EXTRACTED MATERIAL -
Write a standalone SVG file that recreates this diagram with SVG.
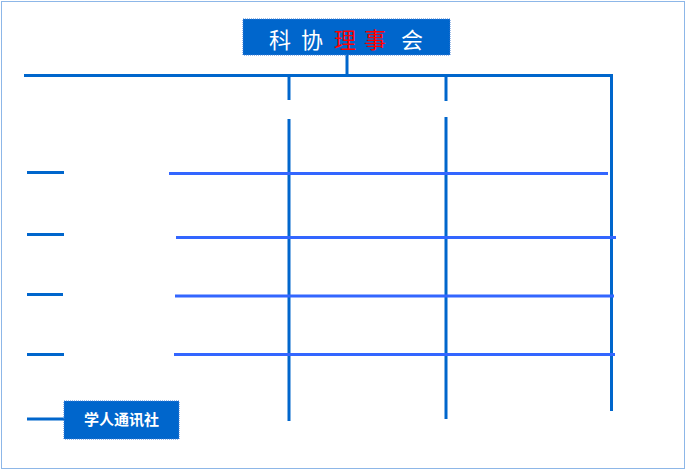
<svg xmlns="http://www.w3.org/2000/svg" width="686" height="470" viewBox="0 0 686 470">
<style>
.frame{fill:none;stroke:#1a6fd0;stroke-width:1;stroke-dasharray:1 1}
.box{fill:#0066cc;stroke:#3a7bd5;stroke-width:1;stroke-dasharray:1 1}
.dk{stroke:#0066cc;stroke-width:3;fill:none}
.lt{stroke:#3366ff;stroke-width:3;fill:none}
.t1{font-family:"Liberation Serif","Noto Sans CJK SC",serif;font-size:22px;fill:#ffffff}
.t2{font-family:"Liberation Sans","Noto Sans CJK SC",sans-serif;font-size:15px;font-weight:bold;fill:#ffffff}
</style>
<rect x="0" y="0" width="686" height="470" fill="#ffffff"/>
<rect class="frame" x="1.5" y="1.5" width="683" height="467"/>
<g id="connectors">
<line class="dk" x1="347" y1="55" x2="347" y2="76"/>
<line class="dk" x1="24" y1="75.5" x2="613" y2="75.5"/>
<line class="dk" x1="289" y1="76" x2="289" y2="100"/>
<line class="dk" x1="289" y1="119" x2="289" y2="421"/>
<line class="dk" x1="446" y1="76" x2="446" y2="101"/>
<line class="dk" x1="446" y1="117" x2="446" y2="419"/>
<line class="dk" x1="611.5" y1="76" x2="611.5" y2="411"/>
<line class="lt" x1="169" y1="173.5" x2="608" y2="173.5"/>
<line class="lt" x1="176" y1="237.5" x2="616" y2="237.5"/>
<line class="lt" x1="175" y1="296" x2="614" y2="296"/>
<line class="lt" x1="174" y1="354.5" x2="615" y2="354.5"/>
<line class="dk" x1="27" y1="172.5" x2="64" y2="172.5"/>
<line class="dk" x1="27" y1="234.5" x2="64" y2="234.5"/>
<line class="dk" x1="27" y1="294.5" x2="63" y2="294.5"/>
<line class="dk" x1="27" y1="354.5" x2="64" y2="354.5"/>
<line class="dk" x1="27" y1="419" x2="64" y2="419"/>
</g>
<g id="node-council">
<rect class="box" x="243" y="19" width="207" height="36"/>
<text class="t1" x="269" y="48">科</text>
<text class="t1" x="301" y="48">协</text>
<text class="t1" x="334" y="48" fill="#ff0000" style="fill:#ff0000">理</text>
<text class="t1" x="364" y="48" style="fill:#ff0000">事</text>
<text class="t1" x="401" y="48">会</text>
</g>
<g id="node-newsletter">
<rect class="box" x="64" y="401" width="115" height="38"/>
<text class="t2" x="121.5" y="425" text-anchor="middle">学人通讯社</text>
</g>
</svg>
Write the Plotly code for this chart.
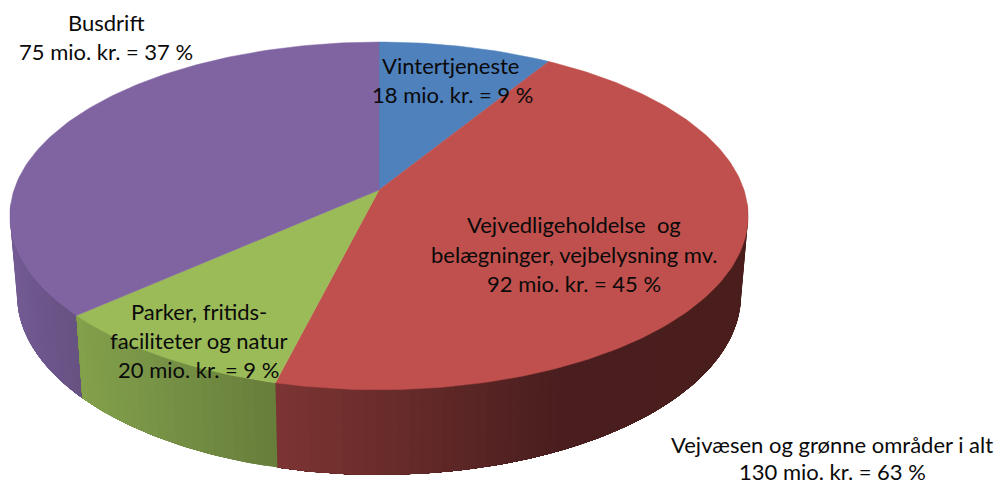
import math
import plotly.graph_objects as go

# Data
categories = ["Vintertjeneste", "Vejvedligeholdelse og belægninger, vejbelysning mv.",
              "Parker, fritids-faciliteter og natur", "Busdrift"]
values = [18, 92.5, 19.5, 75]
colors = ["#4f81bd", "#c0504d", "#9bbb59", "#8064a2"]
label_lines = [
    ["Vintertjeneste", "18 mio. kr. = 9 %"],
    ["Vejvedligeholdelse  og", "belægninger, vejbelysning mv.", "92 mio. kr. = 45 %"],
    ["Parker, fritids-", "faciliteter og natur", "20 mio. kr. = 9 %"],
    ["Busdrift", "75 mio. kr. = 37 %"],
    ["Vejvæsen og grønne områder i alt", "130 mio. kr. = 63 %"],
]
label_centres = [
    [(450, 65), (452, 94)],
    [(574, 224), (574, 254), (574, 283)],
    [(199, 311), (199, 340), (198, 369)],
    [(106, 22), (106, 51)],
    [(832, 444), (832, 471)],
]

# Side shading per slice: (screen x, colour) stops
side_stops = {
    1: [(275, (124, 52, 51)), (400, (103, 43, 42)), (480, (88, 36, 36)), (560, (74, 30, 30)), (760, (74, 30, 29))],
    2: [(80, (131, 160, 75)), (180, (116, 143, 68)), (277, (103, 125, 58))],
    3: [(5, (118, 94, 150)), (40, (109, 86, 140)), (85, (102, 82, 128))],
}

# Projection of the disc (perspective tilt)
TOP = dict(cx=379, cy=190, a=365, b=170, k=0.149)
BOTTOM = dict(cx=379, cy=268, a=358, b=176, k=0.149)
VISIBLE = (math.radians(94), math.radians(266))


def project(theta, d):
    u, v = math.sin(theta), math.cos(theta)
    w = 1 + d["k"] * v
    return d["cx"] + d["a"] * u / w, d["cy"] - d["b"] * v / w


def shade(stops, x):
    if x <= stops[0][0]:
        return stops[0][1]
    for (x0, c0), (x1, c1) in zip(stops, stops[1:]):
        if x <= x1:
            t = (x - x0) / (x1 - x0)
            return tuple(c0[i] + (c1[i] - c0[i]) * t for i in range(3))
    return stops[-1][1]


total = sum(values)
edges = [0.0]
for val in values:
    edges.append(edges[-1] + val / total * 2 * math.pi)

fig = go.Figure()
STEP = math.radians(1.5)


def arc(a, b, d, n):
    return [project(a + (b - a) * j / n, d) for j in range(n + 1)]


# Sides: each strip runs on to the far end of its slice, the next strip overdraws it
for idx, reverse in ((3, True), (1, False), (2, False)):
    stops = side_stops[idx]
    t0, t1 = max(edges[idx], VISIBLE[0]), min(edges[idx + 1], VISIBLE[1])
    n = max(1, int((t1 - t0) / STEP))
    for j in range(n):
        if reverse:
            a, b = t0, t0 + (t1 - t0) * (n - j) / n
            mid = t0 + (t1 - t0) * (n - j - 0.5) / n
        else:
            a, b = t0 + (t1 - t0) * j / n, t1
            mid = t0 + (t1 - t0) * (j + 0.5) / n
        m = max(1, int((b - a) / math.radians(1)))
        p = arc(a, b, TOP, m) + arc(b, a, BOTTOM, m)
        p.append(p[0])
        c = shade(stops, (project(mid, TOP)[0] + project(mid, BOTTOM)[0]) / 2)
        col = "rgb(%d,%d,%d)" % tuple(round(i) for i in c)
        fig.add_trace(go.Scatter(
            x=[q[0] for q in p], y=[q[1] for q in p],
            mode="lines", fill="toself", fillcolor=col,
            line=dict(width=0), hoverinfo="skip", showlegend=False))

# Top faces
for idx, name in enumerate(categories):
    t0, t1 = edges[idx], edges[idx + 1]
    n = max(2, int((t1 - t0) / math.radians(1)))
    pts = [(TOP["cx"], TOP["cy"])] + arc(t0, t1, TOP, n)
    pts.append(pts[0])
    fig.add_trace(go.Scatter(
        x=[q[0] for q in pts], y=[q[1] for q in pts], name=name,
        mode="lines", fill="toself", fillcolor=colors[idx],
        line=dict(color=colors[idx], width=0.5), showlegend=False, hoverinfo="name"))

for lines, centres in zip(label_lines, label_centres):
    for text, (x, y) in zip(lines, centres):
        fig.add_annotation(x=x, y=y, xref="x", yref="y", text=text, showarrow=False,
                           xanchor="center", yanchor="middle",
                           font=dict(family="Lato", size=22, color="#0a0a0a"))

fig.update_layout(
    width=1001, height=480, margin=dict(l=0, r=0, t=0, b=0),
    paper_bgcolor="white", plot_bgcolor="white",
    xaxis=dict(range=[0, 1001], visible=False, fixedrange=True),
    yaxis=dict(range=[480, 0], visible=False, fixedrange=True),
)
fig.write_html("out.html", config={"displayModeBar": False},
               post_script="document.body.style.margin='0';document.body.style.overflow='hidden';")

AIM OF THE EXERCISE - Please quote only the span of lines whose first line contains "Write the Plotly code for this chart." and whose last line contains "import plotly.graph_objects as go", leaving every picture out.

OUTPUT -
Write the Plotly code for this chart.
import math
import plotly.graph_objects as go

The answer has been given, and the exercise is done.